_Goal of the exercise:_ Please, without the pictures, retype exactly the lines from the start of the material through the line that holds "CAP_SIZES = [21, 21, 22]".

_Source data:_
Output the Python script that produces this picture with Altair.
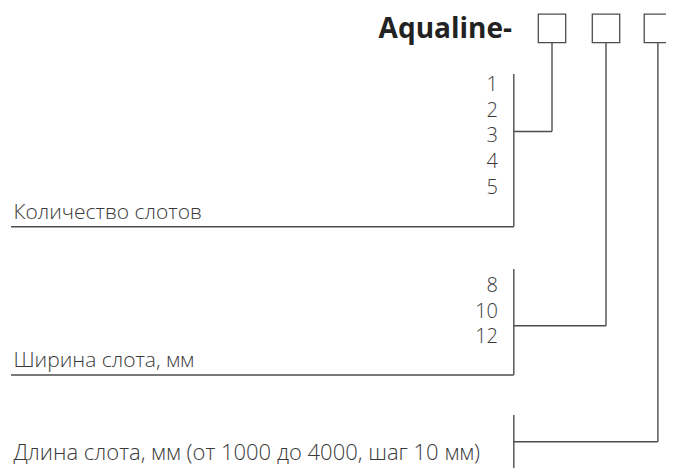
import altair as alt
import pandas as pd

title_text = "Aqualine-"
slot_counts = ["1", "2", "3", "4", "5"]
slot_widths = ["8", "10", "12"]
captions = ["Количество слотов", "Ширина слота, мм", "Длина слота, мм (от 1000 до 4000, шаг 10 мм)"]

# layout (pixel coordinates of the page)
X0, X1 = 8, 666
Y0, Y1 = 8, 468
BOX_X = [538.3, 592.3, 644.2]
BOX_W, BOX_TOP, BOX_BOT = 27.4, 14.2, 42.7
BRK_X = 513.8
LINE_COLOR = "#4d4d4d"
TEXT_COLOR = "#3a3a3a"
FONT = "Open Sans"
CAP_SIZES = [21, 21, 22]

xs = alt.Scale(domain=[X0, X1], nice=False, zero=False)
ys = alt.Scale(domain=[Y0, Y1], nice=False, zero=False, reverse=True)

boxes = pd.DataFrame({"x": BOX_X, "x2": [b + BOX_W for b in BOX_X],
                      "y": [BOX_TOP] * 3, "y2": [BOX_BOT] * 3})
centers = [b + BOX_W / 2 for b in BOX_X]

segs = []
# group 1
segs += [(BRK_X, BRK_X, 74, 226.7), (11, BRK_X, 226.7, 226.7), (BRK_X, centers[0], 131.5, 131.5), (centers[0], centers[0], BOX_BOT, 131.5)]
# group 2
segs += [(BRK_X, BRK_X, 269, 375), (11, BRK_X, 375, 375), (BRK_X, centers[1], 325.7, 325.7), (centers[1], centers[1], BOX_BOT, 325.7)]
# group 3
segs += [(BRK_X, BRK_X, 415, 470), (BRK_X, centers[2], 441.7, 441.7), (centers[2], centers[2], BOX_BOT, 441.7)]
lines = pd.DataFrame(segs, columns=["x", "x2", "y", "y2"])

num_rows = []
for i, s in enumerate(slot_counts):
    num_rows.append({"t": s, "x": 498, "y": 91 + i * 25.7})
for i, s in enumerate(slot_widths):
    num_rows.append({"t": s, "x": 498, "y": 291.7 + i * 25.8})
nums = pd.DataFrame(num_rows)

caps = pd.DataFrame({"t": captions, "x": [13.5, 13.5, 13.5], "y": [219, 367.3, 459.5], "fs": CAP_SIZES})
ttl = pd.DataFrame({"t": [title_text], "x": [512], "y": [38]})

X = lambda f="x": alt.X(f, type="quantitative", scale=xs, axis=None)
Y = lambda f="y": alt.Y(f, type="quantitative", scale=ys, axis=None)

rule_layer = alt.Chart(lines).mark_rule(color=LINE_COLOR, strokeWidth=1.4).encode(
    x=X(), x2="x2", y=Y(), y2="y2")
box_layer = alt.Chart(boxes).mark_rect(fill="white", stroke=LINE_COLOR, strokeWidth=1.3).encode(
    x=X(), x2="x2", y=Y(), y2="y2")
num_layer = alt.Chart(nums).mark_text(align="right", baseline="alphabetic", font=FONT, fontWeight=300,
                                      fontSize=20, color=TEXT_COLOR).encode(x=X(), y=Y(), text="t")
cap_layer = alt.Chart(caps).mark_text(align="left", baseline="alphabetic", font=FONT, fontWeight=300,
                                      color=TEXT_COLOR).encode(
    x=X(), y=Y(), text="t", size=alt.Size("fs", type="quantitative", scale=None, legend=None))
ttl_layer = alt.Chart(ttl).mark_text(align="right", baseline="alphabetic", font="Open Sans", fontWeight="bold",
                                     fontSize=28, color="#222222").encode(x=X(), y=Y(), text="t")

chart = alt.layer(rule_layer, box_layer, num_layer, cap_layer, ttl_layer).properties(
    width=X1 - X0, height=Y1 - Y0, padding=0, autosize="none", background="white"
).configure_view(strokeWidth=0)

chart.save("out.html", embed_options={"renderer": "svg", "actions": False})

_Answer to this exercise:_
Output the Python script that produces this picture with Altair.
import altair as alt
import pandas as pd

title_text = "Aqualine-"
slot_counts = ["1", "2", "3", "4", "5"]
slot_widths = ["8", "10", "12"]
captions = ["Количество слотов", "Ширина слота, мм", "Длина слота, мм (от 1000 до 4000, шаг 10 мм)"]

# layout (pixel coordinates of the page)
X0, X1 = 8, 666
Y0, Y1 = 8, 468
BOX_X = [538.3, 592.3, 644.2]
BOX_W, BOX_TOP, BOX_BOT = 27.4, 14.2, 42.7
BRK_X = 513.8
LINE_COLOR = "#4d4d4d"
TEXT_COLOR = "#3a3a3a"
FONT = "Open Sans"
CAP_SIZES = [21, 21, 22]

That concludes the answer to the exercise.